Source records
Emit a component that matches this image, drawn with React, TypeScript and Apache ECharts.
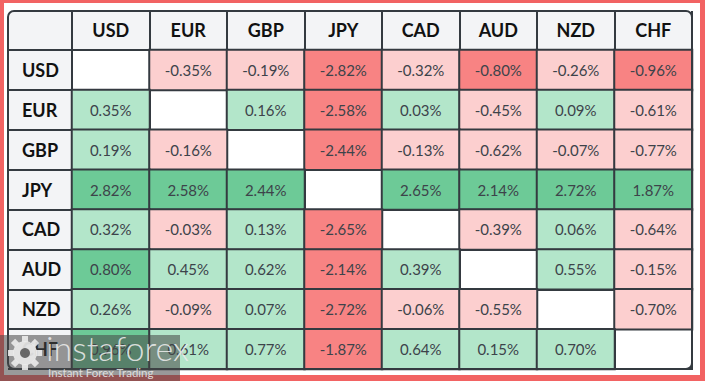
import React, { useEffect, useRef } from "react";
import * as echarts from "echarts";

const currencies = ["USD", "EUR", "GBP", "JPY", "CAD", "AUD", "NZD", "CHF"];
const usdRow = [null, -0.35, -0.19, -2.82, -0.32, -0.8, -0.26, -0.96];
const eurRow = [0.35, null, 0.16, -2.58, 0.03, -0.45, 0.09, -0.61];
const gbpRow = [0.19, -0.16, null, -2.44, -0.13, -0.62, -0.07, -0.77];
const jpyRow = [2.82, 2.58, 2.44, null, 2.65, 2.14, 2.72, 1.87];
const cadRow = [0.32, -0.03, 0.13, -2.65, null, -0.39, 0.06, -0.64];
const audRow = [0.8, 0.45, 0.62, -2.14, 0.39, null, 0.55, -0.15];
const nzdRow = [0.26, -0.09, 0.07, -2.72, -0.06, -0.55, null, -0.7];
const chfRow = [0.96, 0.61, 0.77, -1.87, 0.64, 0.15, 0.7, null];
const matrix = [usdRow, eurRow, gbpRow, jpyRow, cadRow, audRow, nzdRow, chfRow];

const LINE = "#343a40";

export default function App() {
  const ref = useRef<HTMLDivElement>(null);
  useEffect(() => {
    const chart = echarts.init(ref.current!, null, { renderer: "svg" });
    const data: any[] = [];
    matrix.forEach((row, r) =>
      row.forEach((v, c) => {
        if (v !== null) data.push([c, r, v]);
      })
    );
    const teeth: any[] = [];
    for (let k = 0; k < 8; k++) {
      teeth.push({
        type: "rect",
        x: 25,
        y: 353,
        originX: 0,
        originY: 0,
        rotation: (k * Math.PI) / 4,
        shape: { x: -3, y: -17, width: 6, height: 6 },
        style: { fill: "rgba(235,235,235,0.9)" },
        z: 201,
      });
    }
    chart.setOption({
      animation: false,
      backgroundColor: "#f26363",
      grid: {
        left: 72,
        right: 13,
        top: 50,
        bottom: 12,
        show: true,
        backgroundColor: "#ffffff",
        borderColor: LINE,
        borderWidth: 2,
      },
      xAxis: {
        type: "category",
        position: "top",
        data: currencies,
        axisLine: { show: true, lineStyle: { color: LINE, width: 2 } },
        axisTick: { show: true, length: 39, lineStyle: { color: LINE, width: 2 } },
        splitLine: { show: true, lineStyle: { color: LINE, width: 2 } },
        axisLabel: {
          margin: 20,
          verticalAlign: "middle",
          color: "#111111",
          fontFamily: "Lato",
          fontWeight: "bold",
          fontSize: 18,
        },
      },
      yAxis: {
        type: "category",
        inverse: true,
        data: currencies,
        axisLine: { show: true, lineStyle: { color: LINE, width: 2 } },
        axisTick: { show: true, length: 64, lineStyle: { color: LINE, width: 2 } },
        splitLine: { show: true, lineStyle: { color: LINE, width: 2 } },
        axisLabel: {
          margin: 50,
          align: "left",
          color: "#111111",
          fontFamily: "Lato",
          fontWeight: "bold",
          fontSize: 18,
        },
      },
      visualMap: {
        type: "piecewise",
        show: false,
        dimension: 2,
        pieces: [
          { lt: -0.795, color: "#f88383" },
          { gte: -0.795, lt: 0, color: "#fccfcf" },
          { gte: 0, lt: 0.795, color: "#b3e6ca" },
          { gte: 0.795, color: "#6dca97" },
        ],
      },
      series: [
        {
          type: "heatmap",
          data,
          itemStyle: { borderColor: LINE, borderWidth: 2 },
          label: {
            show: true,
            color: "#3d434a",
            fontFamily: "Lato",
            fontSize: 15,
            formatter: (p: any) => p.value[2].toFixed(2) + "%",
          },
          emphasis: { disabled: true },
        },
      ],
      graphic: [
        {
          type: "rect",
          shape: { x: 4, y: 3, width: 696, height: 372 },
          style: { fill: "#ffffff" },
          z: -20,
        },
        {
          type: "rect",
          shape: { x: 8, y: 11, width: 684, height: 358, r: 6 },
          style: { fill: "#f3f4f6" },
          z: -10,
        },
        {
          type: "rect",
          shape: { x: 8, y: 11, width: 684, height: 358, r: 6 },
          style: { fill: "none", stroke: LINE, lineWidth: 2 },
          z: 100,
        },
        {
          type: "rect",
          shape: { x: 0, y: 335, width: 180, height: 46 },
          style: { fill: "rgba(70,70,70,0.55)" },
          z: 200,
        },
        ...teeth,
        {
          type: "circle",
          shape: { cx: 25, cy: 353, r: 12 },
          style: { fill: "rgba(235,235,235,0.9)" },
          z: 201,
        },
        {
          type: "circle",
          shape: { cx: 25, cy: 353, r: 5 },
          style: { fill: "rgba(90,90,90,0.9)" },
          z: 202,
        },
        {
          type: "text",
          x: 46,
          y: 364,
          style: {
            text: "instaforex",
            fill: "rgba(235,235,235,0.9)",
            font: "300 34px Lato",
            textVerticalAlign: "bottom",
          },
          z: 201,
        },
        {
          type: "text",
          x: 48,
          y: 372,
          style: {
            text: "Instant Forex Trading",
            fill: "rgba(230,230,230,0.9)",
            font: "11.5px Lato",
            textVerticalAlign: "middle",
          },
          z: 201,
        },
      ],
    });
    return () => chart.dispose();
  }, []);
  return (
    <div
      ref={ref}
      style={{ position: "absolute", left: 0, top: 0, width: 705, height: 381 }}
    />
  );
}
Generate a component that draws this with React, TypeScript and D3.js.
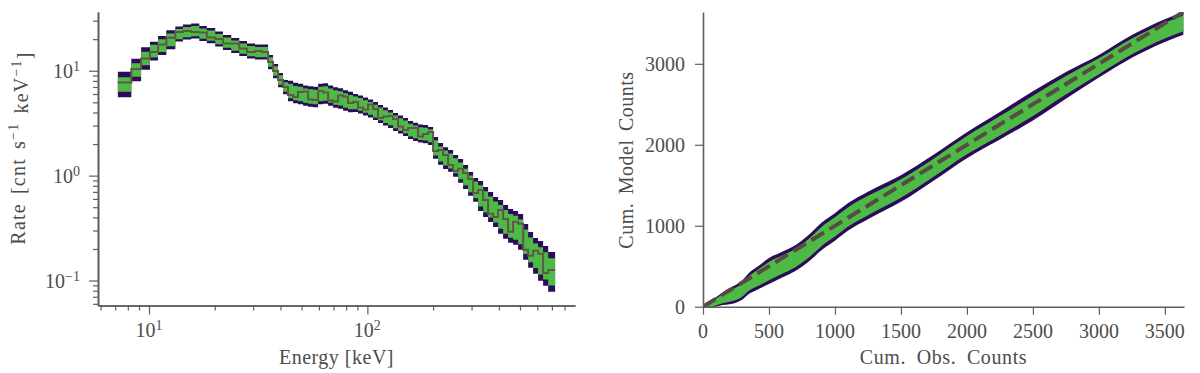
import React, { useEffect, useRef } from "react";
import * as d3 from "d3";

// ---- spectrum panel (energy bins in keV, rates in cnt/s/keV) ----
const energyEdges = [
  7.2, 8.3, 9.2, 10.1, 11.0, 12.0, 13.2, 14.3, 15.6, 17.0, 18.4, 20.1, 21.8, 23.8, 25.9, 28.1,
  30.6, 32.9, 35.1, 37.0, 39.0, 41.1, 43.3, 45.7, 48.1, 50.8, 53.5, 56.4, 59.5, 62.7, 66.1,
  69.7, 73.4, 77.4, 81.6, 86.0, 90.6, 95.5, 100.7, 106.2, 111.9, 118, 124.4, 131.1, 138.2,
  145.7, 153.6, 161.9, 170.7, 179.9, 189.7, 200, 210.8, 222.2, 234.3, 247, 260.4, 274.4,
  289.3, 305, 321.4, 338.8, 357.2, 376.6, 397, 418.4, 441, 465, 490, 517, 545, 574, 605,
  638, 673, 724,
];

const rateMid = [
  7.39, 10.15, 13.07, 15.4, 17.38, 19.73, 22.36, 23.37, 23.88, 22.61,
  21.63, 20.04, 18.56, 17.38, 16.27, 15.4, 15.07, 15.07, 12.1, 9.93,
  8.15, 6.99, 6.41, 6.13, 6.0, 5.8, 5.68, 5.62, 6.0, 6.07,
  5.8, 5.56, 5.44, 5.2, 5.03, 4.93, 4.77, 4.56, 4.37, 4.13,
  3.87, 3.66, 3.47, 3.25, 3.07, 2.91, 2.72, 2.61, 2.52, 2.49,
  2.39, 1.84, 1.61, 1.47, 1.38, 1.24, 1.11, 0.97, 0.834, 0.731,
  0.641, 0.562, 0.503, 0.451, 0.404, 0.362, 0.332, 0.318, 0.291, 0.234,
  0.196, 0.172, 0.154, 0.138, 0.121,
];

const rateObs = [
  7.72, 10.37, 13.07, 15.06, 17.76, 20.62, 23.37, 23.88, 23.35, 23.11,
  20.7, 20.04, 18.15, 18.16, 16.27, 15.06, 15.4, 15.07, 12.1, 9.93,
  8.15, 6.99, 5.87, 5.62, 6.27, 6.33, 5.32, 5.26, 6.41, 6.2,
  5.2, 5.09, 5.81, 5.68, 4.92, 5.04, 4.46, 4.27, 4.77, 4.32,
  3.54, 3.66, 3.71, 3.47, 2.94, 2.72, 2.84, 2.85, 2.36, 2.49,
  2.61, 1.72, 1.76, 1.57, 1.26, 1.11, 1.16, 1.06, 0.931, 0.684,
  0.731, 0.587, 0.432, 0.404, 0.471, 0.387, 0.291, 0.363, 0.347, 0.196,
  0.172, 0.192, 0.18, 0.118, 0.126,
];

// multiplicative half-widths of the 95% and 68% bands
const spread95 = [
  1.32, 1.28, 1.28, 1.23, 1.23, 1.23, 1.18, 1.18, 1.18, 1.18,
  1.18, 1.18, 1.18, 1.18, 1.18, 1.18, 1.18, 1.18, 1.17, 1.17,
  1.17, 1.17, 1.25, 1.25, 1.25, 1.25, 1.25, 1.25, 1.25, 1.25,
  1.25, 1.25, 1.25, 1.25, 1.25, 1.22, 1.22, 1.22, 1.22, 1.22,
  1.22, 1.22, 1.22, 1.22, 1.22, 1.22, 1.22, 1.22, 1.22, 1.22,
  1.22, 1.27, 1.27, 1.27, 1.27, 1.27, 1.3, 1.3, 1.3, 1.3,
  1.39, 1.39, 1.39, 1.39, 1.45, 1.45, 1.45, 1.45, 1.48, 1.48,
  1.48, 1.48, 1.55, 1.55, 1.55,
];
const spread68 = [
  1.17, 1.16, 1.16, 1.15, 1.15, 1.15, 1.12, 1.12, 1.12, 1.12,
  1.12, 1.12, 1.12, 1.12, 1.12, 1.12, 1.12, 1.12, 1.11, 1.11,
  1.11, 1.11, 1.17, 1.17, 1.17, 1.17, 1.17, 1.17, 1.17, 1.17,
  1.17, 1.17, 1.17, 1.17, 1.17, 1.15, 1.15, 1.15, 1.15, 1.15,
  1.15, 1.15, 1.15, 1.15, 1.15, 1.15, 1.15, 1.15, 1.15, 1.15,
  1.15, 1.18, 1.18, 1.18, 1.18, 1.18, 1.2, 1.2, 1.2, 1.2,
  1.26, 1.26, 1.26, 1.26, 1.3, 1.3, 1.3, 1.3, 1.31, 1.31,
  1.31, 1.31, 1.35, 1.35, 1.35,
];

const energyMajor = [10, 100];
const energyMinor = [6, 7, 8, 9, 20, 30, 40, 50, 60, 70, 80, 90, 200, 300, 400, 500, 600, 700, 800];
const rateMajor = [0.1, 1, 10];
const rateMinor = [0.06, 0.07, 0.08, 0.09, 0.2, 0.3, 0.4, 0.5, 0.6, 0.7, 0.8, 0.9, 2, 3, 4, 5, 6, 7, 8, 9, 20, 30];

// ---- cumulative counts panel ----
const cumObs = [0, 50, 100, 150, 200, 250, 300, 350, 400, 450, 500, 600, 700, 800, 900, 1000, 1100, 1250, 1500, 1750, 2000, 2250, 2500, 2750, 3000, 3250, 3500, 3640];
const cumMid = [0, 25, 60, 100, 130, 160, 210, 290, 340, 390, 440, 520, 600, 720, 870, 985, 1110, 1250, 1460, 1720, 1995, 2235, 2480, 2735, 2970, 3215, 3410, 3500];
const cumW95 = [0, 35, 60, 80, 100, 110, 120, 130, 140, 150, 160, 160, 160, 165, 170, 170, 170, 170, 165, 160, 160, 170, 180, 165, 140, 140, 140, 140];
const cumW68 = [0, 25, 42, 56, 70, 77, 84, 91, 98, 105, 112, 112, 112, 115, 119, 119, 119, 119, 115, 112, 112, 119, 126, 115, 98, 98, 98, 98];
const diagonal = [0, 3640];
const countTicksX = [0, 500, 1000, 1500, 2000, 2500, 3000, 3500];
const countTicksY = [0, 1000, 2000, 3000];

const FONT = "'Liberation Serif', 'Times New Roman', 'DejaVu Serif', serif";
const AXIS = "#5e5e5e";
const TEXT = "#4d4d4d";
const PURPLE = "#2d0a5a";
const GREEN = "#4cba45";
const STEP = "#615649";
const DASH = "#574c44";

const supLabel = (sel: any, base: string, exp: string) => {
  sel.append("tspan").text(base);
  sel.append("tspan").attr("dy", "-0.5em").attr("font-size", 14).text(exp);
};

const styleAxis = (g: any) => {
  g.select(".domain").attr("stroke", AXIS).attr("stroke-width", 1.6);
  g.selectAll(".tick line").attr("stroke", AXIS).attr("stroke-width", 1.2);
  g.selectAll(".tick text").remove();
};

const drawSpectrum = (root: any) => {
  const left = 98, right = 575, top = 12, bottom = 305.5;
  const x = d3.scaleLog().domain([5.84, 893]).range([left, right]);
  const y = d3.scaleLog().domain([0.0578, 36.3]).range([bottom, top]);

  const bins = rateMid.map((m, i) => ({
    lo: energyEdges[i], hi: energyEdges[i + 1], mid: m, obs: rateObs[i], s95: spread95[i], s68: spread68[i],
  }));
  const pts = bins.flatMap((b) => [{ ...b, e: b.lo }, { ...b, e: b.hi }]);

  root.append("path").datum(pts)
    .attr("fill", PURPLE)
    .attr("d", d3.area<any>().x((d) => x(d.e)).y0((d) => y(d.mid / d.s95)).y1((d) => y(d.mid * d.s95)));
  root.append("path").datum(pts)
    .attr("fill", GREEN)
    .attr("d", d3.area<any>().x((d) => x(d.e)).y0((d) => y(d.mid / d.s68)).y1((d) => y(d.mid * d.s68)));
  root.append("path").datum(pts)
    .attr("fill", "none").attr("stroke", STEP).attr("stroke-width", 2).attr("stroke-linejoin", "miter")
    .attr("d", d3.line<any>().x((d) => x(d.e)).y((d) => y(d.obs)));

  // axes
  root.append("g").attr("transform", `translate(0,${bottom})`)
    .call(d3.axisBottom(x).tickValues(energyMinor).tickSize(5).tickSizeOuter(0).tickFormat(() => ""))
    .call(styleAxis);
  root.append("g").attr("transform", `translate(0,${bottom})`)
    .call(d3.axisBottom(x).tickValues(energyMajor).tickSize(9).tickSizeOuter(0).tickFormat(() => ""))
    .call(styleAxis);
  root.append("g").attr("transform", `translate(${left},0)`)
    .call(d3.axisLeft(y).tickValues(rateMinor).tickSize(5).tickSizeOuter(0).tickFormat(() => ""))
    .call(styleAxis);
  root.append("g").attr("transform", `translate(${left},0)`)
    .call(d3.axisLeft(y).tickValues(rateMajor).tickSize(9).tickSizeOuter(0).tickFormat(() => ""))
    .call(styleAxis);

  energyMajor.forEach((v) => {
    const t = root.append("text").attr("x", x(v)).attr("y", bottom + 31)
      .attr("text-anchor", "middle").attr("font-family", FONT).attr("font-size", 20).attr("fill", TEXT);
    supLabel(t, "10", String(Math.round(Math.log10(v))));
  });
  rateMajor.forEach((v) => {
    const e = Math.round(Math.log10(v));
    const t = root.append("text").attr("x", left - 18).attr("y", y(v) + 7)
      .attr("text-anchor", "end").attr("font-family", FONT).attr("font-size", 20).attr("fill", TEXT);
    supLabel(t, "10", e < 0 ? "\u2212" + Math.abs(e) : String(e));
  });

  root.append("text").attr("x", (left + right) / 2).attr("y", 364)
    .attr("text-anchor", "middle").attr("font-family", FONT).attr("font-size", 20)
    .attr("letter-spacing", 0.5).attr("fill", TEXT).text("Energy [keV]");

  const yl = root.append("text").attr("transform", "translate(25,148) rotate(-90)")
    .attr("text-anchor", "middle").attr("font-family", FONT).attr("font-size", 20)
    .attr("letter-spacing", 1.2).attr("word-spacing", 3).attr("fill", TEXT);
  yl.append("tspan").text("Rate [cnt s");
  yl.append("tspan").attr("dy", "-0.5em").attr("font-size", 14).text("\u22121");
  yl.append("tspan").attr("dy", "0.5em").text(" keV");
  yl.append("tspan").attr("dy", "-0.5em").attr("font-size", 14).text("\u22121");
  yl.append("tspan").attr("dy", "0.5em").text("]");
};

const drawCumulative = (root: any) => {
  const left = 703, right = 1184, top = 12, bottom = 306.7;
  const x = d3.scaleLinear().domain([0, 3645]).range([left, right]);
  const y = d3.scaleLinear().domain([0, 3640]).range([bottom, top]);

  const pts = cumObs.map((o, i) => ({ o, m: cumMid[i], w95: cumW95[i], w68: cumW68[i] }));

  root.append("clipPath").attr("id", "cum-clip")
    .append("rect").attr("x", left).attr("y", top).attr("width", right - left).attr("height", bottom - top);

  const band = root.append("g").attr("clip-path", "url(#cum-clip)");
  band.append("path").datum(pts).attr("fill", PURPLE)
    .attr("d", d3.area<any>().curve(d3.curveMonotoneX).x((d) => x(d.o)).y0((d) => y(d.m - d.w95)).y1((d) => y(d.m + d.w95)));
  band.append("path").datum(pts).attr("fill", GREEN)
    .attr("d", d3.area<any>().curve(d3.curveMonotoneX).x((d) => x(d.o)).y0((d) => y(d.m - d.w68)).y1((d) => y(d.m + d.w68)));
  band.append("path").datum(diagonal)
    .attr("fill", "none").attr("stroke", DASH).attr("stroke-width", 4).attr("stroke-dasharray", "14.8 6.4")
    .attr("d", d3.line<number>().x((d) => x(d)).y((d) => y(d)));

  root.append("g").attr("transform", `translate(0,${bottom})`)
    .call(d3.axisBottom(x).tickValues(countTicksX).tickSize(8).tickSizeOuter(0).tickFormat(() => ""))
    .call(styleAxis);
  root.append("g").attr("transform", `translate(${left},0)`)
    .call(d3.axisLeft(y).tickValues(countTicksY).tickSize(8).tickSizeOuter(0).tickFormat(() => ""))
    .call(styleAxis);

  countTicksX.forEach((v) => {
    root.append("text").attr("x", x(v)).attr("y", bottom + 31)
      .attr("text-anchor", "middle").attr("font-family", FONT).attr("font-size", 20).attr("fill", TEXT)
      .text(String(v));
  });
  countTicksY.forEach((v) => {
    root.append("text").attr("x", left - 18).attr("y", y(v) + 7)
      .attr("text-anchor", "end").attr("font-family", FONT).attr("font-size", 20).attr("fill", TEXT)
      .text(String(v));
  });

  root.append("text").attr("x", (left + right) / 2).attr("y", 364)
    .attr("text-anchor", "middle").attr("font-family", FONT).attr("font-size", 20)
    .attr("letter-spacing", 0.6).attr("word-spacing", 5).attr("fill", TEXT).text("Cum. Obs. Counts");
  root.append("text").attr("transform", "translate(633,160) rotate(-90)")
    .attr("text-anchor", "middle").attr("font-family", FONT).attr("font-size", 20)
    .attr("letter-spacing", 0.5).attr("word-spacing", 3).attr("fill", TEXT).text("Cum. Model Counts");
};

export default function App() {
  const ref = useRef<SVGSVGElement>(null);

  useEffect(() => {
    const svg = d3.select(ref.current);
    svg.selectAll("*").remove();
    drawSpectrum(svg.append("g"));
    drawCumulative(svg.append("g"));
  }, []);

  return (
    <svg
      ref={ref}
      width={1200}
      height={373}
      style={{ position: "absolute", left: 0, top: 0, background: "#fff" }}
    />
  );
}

▸ **Task statement**
Leave out the pictures and give again exactly the lines from the one with "Generate a component" through the one with "import * as d3", and no others.

▸ **Finished exercise**
Generate a component that draws this with React, TypeScript and D3.js.
import React, { useEffect, useRef } from "react";
import * as d3 from "d3";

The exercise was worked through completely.